I-129 Final-Stage Wait Sits at 13 Days, but a Rising Backlog Signals Caution
The week of May 18 shows a fast median, but a 21.6% rise in active pending cases over 18 days and a 12-week history swinging between 12 and 164 days put that number in an uncertain light.
The I-129 final-stage wait landed at 13 days for the week of May 18, a full 41 days below the 12-week trailing average of 54 days. But the same metric has swung between 12 and 164 days over the past 12 weeks, with an R-squared of 0.01 indicating virtually no detectable linear trend. At the same time, the active pending backlog of I-129 cases grew 21.6%, from roughly 28,500 to 34,651 cases, in just 18 days, driven almost entirely by new May 2026 filings.
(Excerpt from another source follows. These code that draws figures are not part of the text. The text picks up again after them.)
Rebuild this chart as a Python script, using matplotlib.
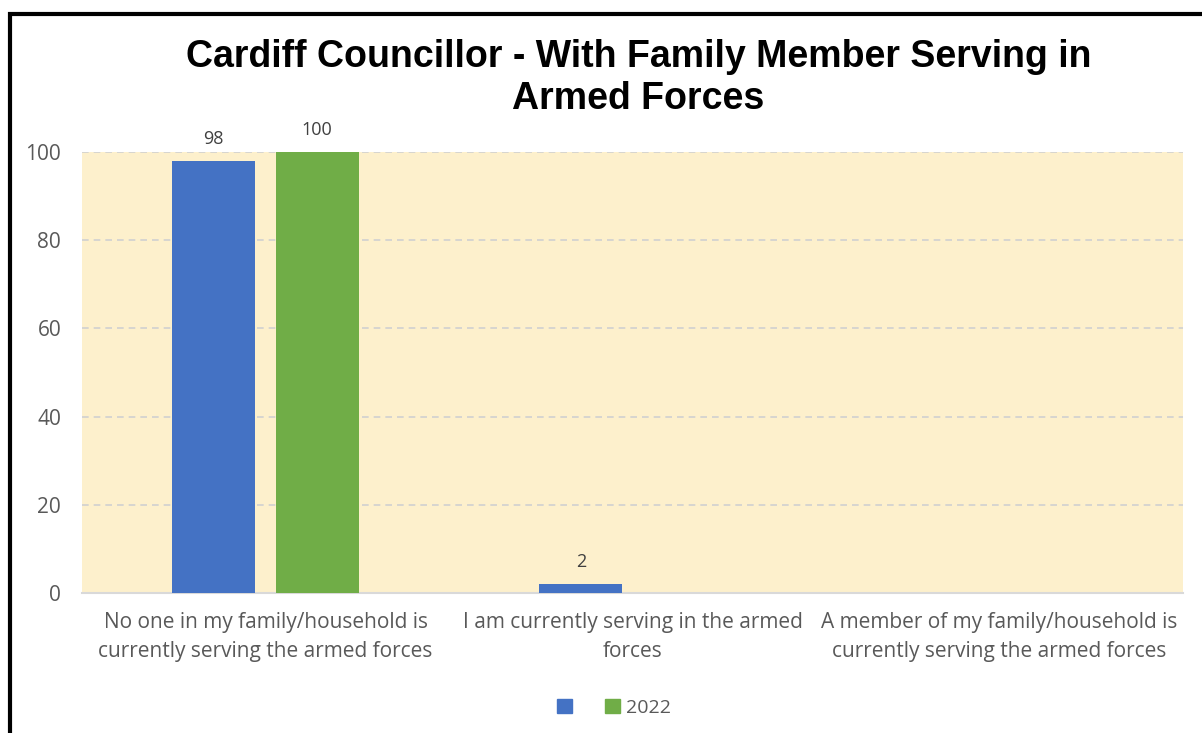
import matplotlib
matplotlib.use("Agg")
import matplotlib.pyplot as plt
from matplotlib.patches import Rectangle, Patch
import numpy as np

categories = ["No one in my family/household is\ncurrently serving the armed forces",
              "I am currently serving in the armed\nforces",
              "A member of my family/household is\ncurrently serving the armed forces"]
series_prev = [98, 2, None]
series_2022 = [100, None, None]
series_names = ["", "2022"]
yticks = [0, 20, 40, 60, 80, 100]

blue = "#4472C4"
green = "#70AD47"
grey_txt = "#595959"
lab_font = ["Open Sans", "DejaVu Sans"]

fig = plt.figure(figsize=(12.02, 7.33), dpi=100)
fig.patch.set_facecolor("white")
W, H = 1202, 733
ax = fig.add_axes([82 / W, 1 - 593 / H, (1183 - 82) / W, (593 - 152) / H])
ax.set_facecolor("#FDF0CC")

x = np.arange(len(categories))
bw = 0.226
off = 0.141
vals1 = [v if v is not None else 0 for v in series_prev]
vals2 = [v if v is not None else 0 for v in series_2022]
ax.bar(x - off, vals1, bw, color=blue, zorder=3)
ax.bar(x + off, vals2, bw, color=green, zorder=3)
for xs, ser in ((x - off, series_prev), (x + off, series_2022)):
    for xi, v in zip(xs, ser):
        if v is not None:
            ax.text(xi, v + 2.9, str(v), ha="center", va="bottom", fontsize=13,
                    color="#404040", family=lab_font)

ax.set_xlim(-0.5, 2.5)
ax.set_ylim(0, 100)
ax.set_yticks(yticks)
ax.set_yticklabels([str(t) for t in yticks], fontsize=15, color=grey_txt, family=lab_font)
ax.set_xticks(x)
ax.set_xticklabels(categories, fontsize=15, color=grey_txt, family=lab_font, linespacing=1.45)
ax.tick_params(axis="both", length=0)
ax.tick_params(axis="y", pad=15)
ax.tick_params(axis="x", pad=14)
for t in yticks[1:]:
    ax.axhline(t, color="#D0D0D0", lw=1.2, ls=(0, (4, 3)), zorder=1)
for s in ["top", "right", "left"]:
    ax.spines[s].set_visible(False)
ax.spines["bottom"].set_color("#D9D9D9")
ax.spines["bottom"].set_linewidth(1.5)

fig.text(0.531, 1 - 78 / H, "Cardiff Councillor - With Family Member Serving in\nArmed Forces",
         ha="center", va="center", fontsize=27, fontweight="bold",
         family=["Liberation Sans", "DejaVu Sans"], linespacing=1.22)

handles = [Patch(color=blue, label=series_names[0]), Patch(color=green, label=series_names[1])]
leg = fig.legend(handles=handles, loc="center", bbox_to_anchor=(614 / W, 1 - 708 / H),
                 ncol=2, frameon=False, prop={"family": lab_font[0], "size": 14},
                 handlelength=0.75, handleheight=0.75, columnspacing=1.4, handletextpad=0.3)
for t in leg.get_texts():
    t.set_color(grey_txt)

fig.patches.append(Rectangle((10.5 / W, -0.05), 1.2, 1 - 14.5 / H + 0.05,
                             transform=fig.transFigure, fill=False,
                             edgecolor="black", linewidth=3, figure=fig))

fig.savefig("out.png", dpi=100)
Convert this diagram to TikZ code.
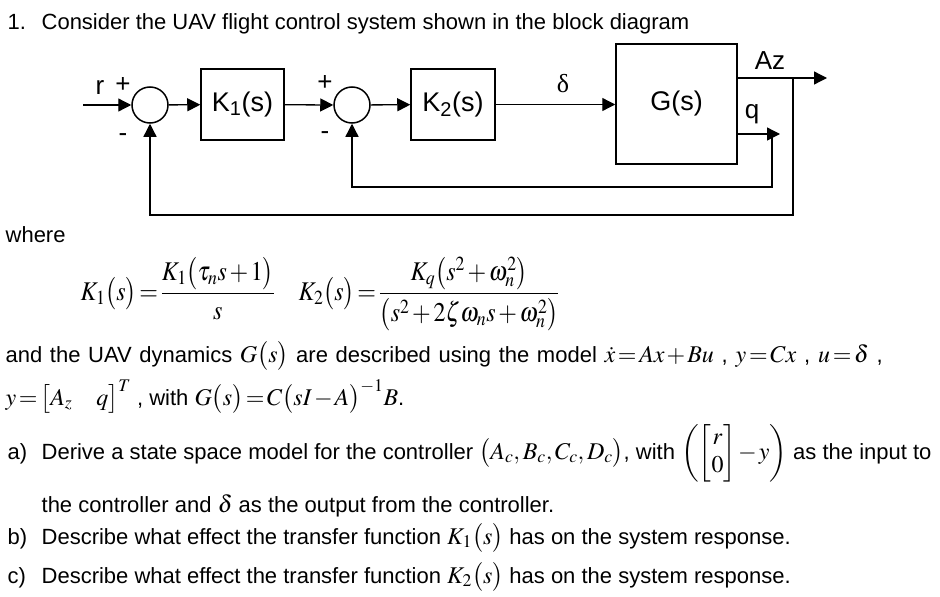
\documentclass[tikz,border=0pt]{standalone}
\usepackage{amsmath}
\usepackage{graphicx}
\usepackage{mathptmx}
\usepackage[no-math]{fontspec}
\setmainfont{Liberation Sans}
\newfontfamily\symfont{Liberation Serif}
\usetikzlibrary{arrows.meta}
\newcommand{\mth}[1]{{\fontsize{24}{28}\selectfont$\thickmuskip=2mu\medmuskip=1.5mu#1$}}

\begin{document}
\begin{tikzpicture}[x=1pt,y=-1pt,>={Triangle[length=13pt,width=13pt]},line width=1.3pt,
  block/.style={draw,line width=1.5pt,inner sep=0pt,font=\fontsize{27}{30}\selectfont},
  sumnode/.style={draw,circle,line width=1.5pt,inner sep=0pt,minimum size=36pt},
  sign/.style={inner sep=0pt,font=\fontsize{26}{30}\selectfont},
  txt/.style={anchor=base west,inner sep=0pt,font=\fontsize{22}{26}\selectfont},
  frm/.style={anchor=base west,inner sep=0pt,font=\fontsize{27}{31}\selectfont}]
\useasboundingbox (0,0) rectangle (940,597);

\node[txt] (qnum) at (7,29) {1.};
\node[txt] (qhead) at (41,29) {Consider the UAV flight control system shown in the block diagram};

\coordinate (rin) at (83,105);
\node[sumnode] (sumA) at (150,105) {};
\node[block,minimum width=83pt,minimum height=71pt] (kone) at (242.5,104.5) {K\textsubscript{1}(s)};
\node[sumnode] (sumB) at (352,105) {};
\node[block,minimum width=84pt,minimum height=71pt] (ktwo) at (453,104.5) {K\textsubscript{2}(s)};
\node[block,minimum width=121pt,minimum height=120pt] (plant) at (676.5,104) {G(s)};
\coordinate (azout) at (plant.east |- 0,78);
\coordinate (azend) at (827,78);
\coordinate (azsplit) at (793,78);
\coordinate (qout) at (plant.east |- 0,134);
\coordinate (qend) at (780,134);
\coordinate (qsplit) at (772,134);

\node[sign] (rlbl) at (100,88) {r};
\node[sign] (plusA) at (123,85) {+};
\node[sign] (minusA) at (123,138) {-};
\node[sign] (plusB) at (325,83) {+};
\node[sign] (minusB) at (325,136) {-};
\node[sign] (dlbl) at (563,84) {\symfont δ};
\node[sign] (azlbl) at (770,61) {Az};
\node[sign] (qlbl) at (752,114) {q};

\draw[->] (rin) -- (sumA.west);
\draw[->] (sumA) -- (kone);
\draw[->] (kone) -- (sumB.west);
\draw[->] (sumB) -- (ktwo);
\draw[->] (ktwo.east) -- (ktwo.east -| plant.west);
\draw[->] (azout) -- (azend);
\draw[->] (qout) -- (qend);
\draw[->] (azsplit) |- (0,215 -| sumA) -- (sumA.south);
\draw[->] (qsplit) |- (0,187 -| sumB) -- (sumB.south);

\node[txt] (where) at (5,242) {where};
\node[frm] (fone) at (80,300) {\scalebox{0.89}[1]{$\thickmuskip=2mu\medmuskip=2mu\displaystyle K_1\bigl(s\bigr)=\frac{K_1\bigl(\tau_n s+1\bigr)}{\rule{0pt}{22pt}s}$}};
\node[frm] (ftwo) at (298,300) {\scalebox{0.89}[1]{$\thickmuskip=2mu\medmuskip=2mu\displaystyle K_2\bigl(s\bigr)=\frac{K_q\bigl(s^2+\omega_n^2\bigr)}{\rule{0pt}{24pt}\bigl(s^2+2\zeta\omega_n s+\omega_n^2\bigr)}$}};

\node[txt] (dyn) at (5,362) {\makebox[877pt][s]{and the UAV dynamics \mth{G\bigl(s\bigr)} are described using the model \mth{\dot x=Ax+Bu} , \mth{y=Cx} , \mth{u=\delta} ,}};
\node[txt] (dyntwo) at (5,405) {\mth{y=\bigl[A_z\quad q\bigr]^T} , with \mth{G\bigl(s\bigr)=C\bigl(sI-A\bigr)^{-1}B}.};

\node[txt] (pa) at (7,459) {a)};
\node[txt] (pat) at (41,459) {Derive a state space model for the controller \mth{\bigl(A_c,B_c,C_c,D_c\bigr)}, with \mth{\left(\begin{bmatrix} r\\ 0\end{bmatrix}-y\right)} as the input to};
\node[txt] (patwo) at (41,512) {the controller and \mth{\delta} as the output from the controller.};
\node[txt] (pb) at (7,544) {b)};
\node[txt] (pbt) at (41,544) {Describe what effect the transfer function \mth{K_1\bigl(s\bigr)} has on the system response.};
\node[txt] (pc) at (7,583) {c)};
\node[txt] (pct) at (41,583) {Describe what effect the transfer function \mth{K_2\bigl(s\bigr)} has on the system response.};
\end{tikzpicture}
\end{document}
Both signals deserve equal attention: today's speed is real, but its persistence is not guaranteed.
- The I-129 final-stage median for the week of May 18 was 13 days, compared with a 12-week trailing average of 54 days, underscoring how much the metric varies week to week.
- The 12-week median has ranged from 12 to 164 days with an R-squared of 0.01, meaning the trend line explains almost none of the week-to-week variance.
- Active pending I-129 cases grew 21.6% in 18 days (from roughly 28,500 to 34,651), driven largely by the May 2026 filing-month group adding 5,411 active cases.
- RFE (Request for Evidence)-stamped cases cleared in a median of 25 days this week, faster than the 59-day median for cases with no RFE, a reversal that appears to reflect a batch of older responses clearing together.
- Cases in the main 'Still Being Processed' status account for 66.5% of the observed queue across roughly 153,000 cases, with a median wait of 118 days and a spread of 45 to 181 days.
Thirteen days, but context changes everything
The 13-day final-stage wait is the lowest reading in four weeks, but the same metric has ranged from 12 to 164 days across the past 12 weeks. That is not a trend line with noise around it; with an R-squared of 0.01, the 8-week regression explains almost none of the week-to-week movement. The 12-week trailing average of 54 days is a more stable reference: any single week's reading, including this one, can sit far above or below that figure without signaling a lasting shift.
All 2,773 approved cases this week routed through IOE (the electronic filing center), about typical for the form's current weekly volume. That means no service-center divergence is possible: there is one processing channel, and this week's median reflects it entirely. This is a structural feature of how I-129 cases are currently processed, not a gap in the data.
RFE cases are clearing faster than plain ones this week
Cases where applicants responded to an RFE (Request for Evidence, USCIS's standard follow-up letter asking for missing documents) cleared in a median of 25 days this week. Cases that never received one took 59 days, a ratio of 2.35x. The data brief's editorial direction confirms: RFE-stamped cases cleared faster than the non-RFE group this week. Receiving an RFE is not a sign of impending denial; most cases that receive one are ultimately approved. The reversal here appears to reflect a batch of RFE responses from earlier weeks clearing together rather than a permanent structural change, and a single week is not enough to confirm any mechanism. Readers should treat 25 days as a transient reading, not a new baseline for RFE-path cases.
2.35x RFE response cases clear faster than the plain processing cohort.